Getting PFAS out of lithography materials

04 March 2025
By Hank Hogan
Getting PFAS out of lithography materials

Unlike what happens in Las Vegas, what happens in a wafer fab doesn’t stay there. That’s why the use of PFAS (Per- and Polyfluoroalkyl Substances) materials in semiconductor manufacturing is a concern. In lithography, PFAS plays crucial roles in the patterning of photoresist, and they present long term health and environmental hazards.

“Once released, PFAS can exist for long periods without breaking down,” said Yuzuru Kaneko, leader of the photoresist material development team for Central Glass Co. “It is important to support their reduction.”

Two presentations on Wednesday during the 2025 SPIE Advanced Lithography + Patterning conference highlighted progress in this area. In the first presentation, Kaneko spoke about eliminating PFAS in 193-nm immersion lithography, a widely used semiconductor patterning approach.

Central Glass has designed a PFAS-free photo acid generator and a PFAS-free immersion barrier polymer. These two substances are in patterning a wafer.

In immersion lithography, fabricators coat the wafer with photoresist and top it with an immersion barrier. Immersion lithography involves squirting water onto the wafer, with this water forming the last element in the optical chain that projects the mask image onto the wafer.

This top coating keeps the water from interacting with the resist and disrupting the exposure process. As for the acid generator, 193-nm resists are chemically amplified. A single photon striking the resist is magnified by a chemical reaction so that eventually what can be hundreds or thousands of resist molecules link together. This amplification starts when the photon interacts with an ultraviolet sensitive photoacid generator.
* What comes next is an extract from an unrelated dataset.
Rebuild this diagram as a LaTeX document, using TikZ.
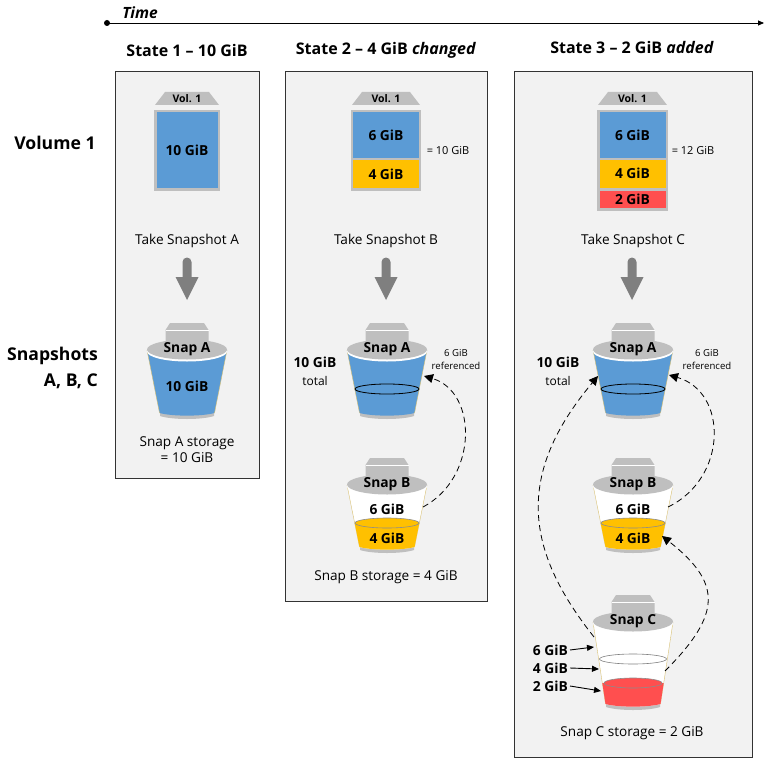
\documentclass[tikz,border=0pt]{standalone}
\usepackage{fontspec}
\setmainfont{Open Sans}
\usetikzlibrary{arrows.meta}
\definecolor{panelgrey}{HTML}{F2F2F2}
\definecolor{partgrey}{HTML}{BFBFBF}
\definecolor{arrowgrey}{HTML}{7F7F7F}
\definecolor{snapblue}{HTML}{5B9BD5}
\definecolor{snapyellow}{HTML}{FFC000}
\definecolor{snapred}{HTML}{FF4F4F}
\tikzset{
    panel/.style={draw=black!80, fill=panelgrey, line width=0.8pt},
    head/.style={font=\bfseries\fontsize{16}{18}\selectfont, inner sep=0pt},
    side/.style={font=\bfseries\fontsize{17.6}{20}\selectfont, inner sep=0pt},
    gib/.style={font=\bfseries\fontsize{13.8}{16}\selectfont, inner sep=0pt},
    note/.style={font=\fontsize{13.6}{16}\selectfont, inner sep=0pt, align=center},
    tiny/.style={font=\fontsize{11}{13}\selectfont, inner sep=0pt, align=center},
    ref/.style={dash pattern=on 6pt off 4pt, line width=0.8pt, -{Triangle[length=9pt,width=9pt]}},
    pointer/.style={line width=0.9pt, -{Triangle[length=7pt,width=6pt]}},
}
% volume tab and frame: x, half width, bottom of frame, node name
\newcommand{\volframe}[4]{
    \begin{scope}[shift={(#1,0)}]
        \fill[partgrey] (-#2+1,105) -- (-#2+11,92) -- (#2-11,92) -- (#2-1,105) -- cycle;
        \node[gib, font=\bfseries\fontsize{10.5}{12}\selectfont] (#4) at (0,98.5) {Vol. 1};
        \fill[partgrey] (-#2,110) rectangle (#2,#3);
    \end{scope}
}
\newcommand{\bucketshape}{(-40,27) -- (-27.5,\bh-6) .. controls (-15,\bh-2.5) and (15,\bh-2.5) .. (27.5,\bh-6) -- (40,27) -- cycle}
% bucket: x, y of tab top, height, fill of body
\newcommand{\snapbucket}[4]{
    \begin{scope}[shift={(#1,#2)}]
        \def\bh{#3}
        \fill[partgrey] (-27,\bh-9) -- (-27,\bh-3) .. controls (-15,\bh+1) and (15,\bh+1) .. (27,\bh-3) -- (27,\bh-9) -- cycle;
        \fill[#4] \bucketshape;
        \draw[snapyellow!40!partgrey, line width=0.4pt] (-40,27) -- (-27.5,\bh-6) (27.5,\bh-6) -- (40,27);
    \end{scope}
}
% lid on top of a bucket: x, y of tab top, node name, label
\newcommand{\snaplid}[4]{
    \begin{scope}[shift={(#1,#2)}]
        \fill[white] (0,28.5) ellipse (40pt and 10pt);
        \fill[partgrey] (0,26.5) ellipse (40pt and 10pt);
        \fill[partgrey] (-21.5,18) -- (-21.5,7) -- (-17,0) -- (17,0) -- (21.5,7) -- (21.5,18) -- cycle;
        \fill[white] (-21.5,7.2) rectangle (21.5,8.4);
        \node[gib] (#3) at (0,26) {#4};
    \end{scope}
}
% level inside a bucket: x, y of tab top, height, y of level, half width, colour
\newcommand{\snaplevel}[6]{
    \begin{scope}[shift={(#1,#2)}]
        \def\bh{#3}
        \begin{scope}
            \clip \bucketshape;
            \fill[#6] (-45,#4) rectangle (45,\bh);
        \end{scope}
        \fill[#6] (0,#4) ellipse (#5pt and 5pt);
        \draw[black!45, line width=0.6pt] (0,#4) ellipse (#5pt and 5pt);
    \end{scope}
}
\newcommand{\bigarrow}[1]{
    \fill[arrowgrey] (#1-4.5,277) -- (#1-4.5,262) arc (180:0:4.5pt) -- (#1+4.5,277) -- (#1+11.5,277) -- (#1,300) -- (#1-11.5,277) -- cycle;
}
\begin{document}
\begin{tikzpicture}[x=1pt,y=-1pt]
    \useasboundingbox (0,0) rectangle (767,762);

    % time line
    \coordinate (timestart) at (107,23);
    \coordinate (timeend) at (764,23);
    \fill[black] (timestart) circle (3pt);
    \draw[line width=0.8pt, -{Triangle[length=6pt,width=5pt]}] (timestart) -- (timeend);
    \node[head, font=\bfseries\itshape\fontsize{15.5}{18}\selectfont] (timelabel) at (140,13) {Time};

    \node[side] (vollabel) at (55,143) {Volume 1};
    \node[side, anchor=east] (snaplabel) at (98,356) {Snapshots};
    \node[side, anchor=east] (snaplist) at (98,381) {A, B, C};

    % the three states
    \draw[panel] (115,71) rectangle (259,478);
    \draw[panel] (285,71) rectangle (487,601);
    \draw[panel] (514,71) rectangle (752,757);

    \node[head] (statea) at (187,50.5) {State 1 – 10 GiB};
    \node[head] (stateb) at (386,50.5) {State 2 – 4 GiB \textit{changed}};
    \node[head] (statec) at (632,47.5) {State 3 – 2 GiB \textit{added}};

    % volume, state 1
    \volframe{187}{33}{191}{vola}
    \fill[snapblue] (156.5,112.5) rectangle (217.5,188);
    \node[gib] (volagib) at (187,150) {10 GiB};

    % volume, state 2
    \volframe{386}{35}{191}{volb}
    \fill[snapblue] (353,112.5) rectangle (419,158);
    \fill[snapyellow] (353,160) rectangle (419,188);
    \node[gib] (volbsix) at (386,135) {6 GiB};
    \node[gib] (volbfour) at (386,174) {4 GiB};
    \node[tiny] (volbsum) at (448,150.5) {= 10 GiB};

    % volume, state 3
    \volframe{632.5}{35.5}{211}{volc}
    \fill[snapblue] (599.5,112) rectangle (665.5,158);
    \fill[snapyellow] (599.5,160) rectangle (665.5,188);
    \fill[snapred] (599.5,191) rectangle (665.5,208);
    \node[gib] (volcsix) at (632.5,135) {6 GiB};
    \node[gib] (volcfour) at (632.5,173.5) {4 GiB};
    \node[gib] (volctwo) at (632.5,199) {2 GiB};
    \node[tiny] (volcsum) at (693,150.5) {= 12 GiB};

    \node[note] (takea) at (187,241) {Take Snapshot A};
    \node[note] (takeb) at (386,241) {Take Snapshot B};
    \node[note] (takec) at (633,241) {Take Snapshot C};
    \bigarrow{187}
    \bigarrow{386}
    \bigarrow{632}

    % buckets, state 1
    \snapbucket{187}{323}{96}{snapblue}
    \snaplid{187}{323}{aone}{Snap A}
    \node[gib] (aonegib) at (187,386) {10 GiB};
    \node[note] (aonenote) at (187,450) {Snap A storage\\= 10 GiB};

    % buckets, state 2
    \snapbucket{387}{323}{96}{snapblue}
    \draw[black, line width=0.8pt] (387,389) ellipse (32pt and 5pt);
    \snaplid{387}{323}{atwo}{Snap A}
    \snapbucket{387}{458}{95}{white}
    \snaplevel{387}{458}{95}{65}{32}{snapyellow}
    \snaplid{387}{458}{btwo}{Snap B}
    \node[gib] (btwosix) at (387,509) {6 GiB};
    \node[gib] (btwofour) at (387,538) {4 GiB};
    \node[gib] (totalb) at (315,362) {10 GiB};
    \node[note, font=\fontsize{12}{14}\selectfont] (totalbnote) at (315,381) {total};
    \node[tiny, font=\fontsize{9.6}{13}\selectfont] (refb) at (456,360) {6 GiB\\referenced};
    \node[note] (btwonote) at (386,577.5) {Snap B storage = 4 GiB};
    \coordinate (btwoout) at (423,507);
    \coordinate (atwoin) at (424,376);
    \draw[ref] (btwoout) .. controls (478,478) and (478,392) .. (atwoin);

    % buckets, state 3
    \snapbucket{633}{323}{96}{snapblue}
    \draw[black, line width=0.8pt] (633,389) ellipse (32pt and 5pt);
    \snaplid{633}{323}{athree}{Snap A}
    \snapbucket{633}{458}{95}{white}
    \snaplevel{633}{458}{95}{65}{32}{snapyellow}
    \snaplid{633}{458}{bthree}{Snap B}
    \snapbucket{633}{595}{115}{white}
    \draw[black!50, line width=0.6pt] (633,659) ellipse (33.5pt and 5pt);
    \snaplevel{633}{595}{115}{88}{29}{snapred}
    \snaplid{633}{595}{cthree}{Snap C}
    \node[gib] (bthreesix) at (633,509) {6 GiB};
    \node[gib] (bthreefour) at (633,538) {4 GiB};
    \node[gib] (totalc) at (558,362) {10 GiB};
    \node[note, font=\fontsize{12}{14}\selectfont] (totalcnote) at (558,381) {total};
    \node[tiny, font=\fontsize{9.6}{13}\selectfont] (refc) at (707,360) {6 GiB\\referenced};
    \node[note] (cthreenote) at (632,733) {Snap C storage = 2 GiB};

    \coordinate (bthreeout) at (668,507);
    \coordinate (athreein) at (669,375);
    \draw[ref] (bthreeout) .. controls (728,478) and (728,392) .. (athreein);
    \coordinate (cthreeleft) at (594,637);
    \coordinate (athreeleft) at (598,376);
    \draw[ref] (cthreeleft) .. controls (525,550) and (515,475) .. (athreeleft);
    \coordinate (cthreeright) at (665,671);
    \coordinate (bthreein) at (662,536);
    \draw[ref] (cthreeright) .. controls (722,614) and (722,583) .. (bthreein);

    \node[gib, anchor=east] (csix) at (568,650) {6 GiB};
    \node[gib, anchor=east] (cfour) at (568,668) {4 GiB};
    \node[gib, anchor=east] (ctwo) at (568,686) {2 GiB};
    \coordinate (csixend) at (594,647);
    \coordinate (cfourend) at (599,669);
    \coordinate (ctwoend) at (601,691);
    \draw[pointer] (csix.east) ++(2,0) -- (csixend);
    \draw[pointer] (cfour.east) ++(2,0) -- (cfourend);
    \draw[pointer] (ctwo.east) ++(2,0) -- (ctwoend);
\end{tikzpicture}
\end{document}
Of course, any new PFAS-free formulations of photoresist components must work as well as the existing ones, which contain PFAS. So, as part of its development efforts, Central Glass evaluated its new PFAS-free substances for a host of parameters. To take one example, company researchers looked at the transmissibility of the immersion barrier at 193-nm, a crucial parameter because the barrier is supposed to keep water out but let exposure light through. Tests showed the transmittance to be 95 percent, a high figure.

Once they were sure the new materials met requirements, the researchers then patterned wafers. These tests indicated that the PFAS-free materials performed well. The new materials are now in production, and Kaneko said that development work on further enhancement continues.

In her Wednesday presentation, Ionela-Daniela Carja, a researcher with Merck Electronics KGaA, began by noting that PFAS landscape is complex, with different definitions offered by different organizations. There is a chance, she noted, that regulations will expand to include any fluorine containing compound.

For that reason, the company’s goal is to have products be more than PFAS-free. “We are really going forward to offer a comprehensive fluorine-free solution,” Carja said.

To do this, researchers modeled proposed molecules to predict reaction strengths. They then selected the most promising to synthesize for further assessment.

One of the areas the team investigated was top anti-reflective coating or TARC. As the name suggests, these substances go on top of the resist and reduce reflections. Without them, printed features are bigger or smaller than the ideal, with this difference varying by resist thickness. Tests indicated that the fluorine-free, top anti-reflective coating did better at controlling this swing than its fluorinated counterpart. The researchers confirmed this superiority by printing a series of lines and spaces, followed by measuring the resulting toothed array.

“Our fluorine-free TARC material can generate nice uniformity,” Carja said.

She noted that the group had also developed photoresists and other components needed for fluorine-free lithography. These include both positive tone resists, where the resist pattern on the wafer looks like what is on the mask, as well as negative tone resists, where the pattern on the wafer is the inverse of what is on the mask.

During a Q&A after her talk, Carja said that the immediate goal is to produce materials that match current resists. However, switching platforms from old to new material also offers an opportunity, one that the team hopes to exploit by working to achieve even further improvements.

“We want to take advantage of this platform and push it to the final limits,” Carja said.

Hank Hogan is a freelance science and technology writer.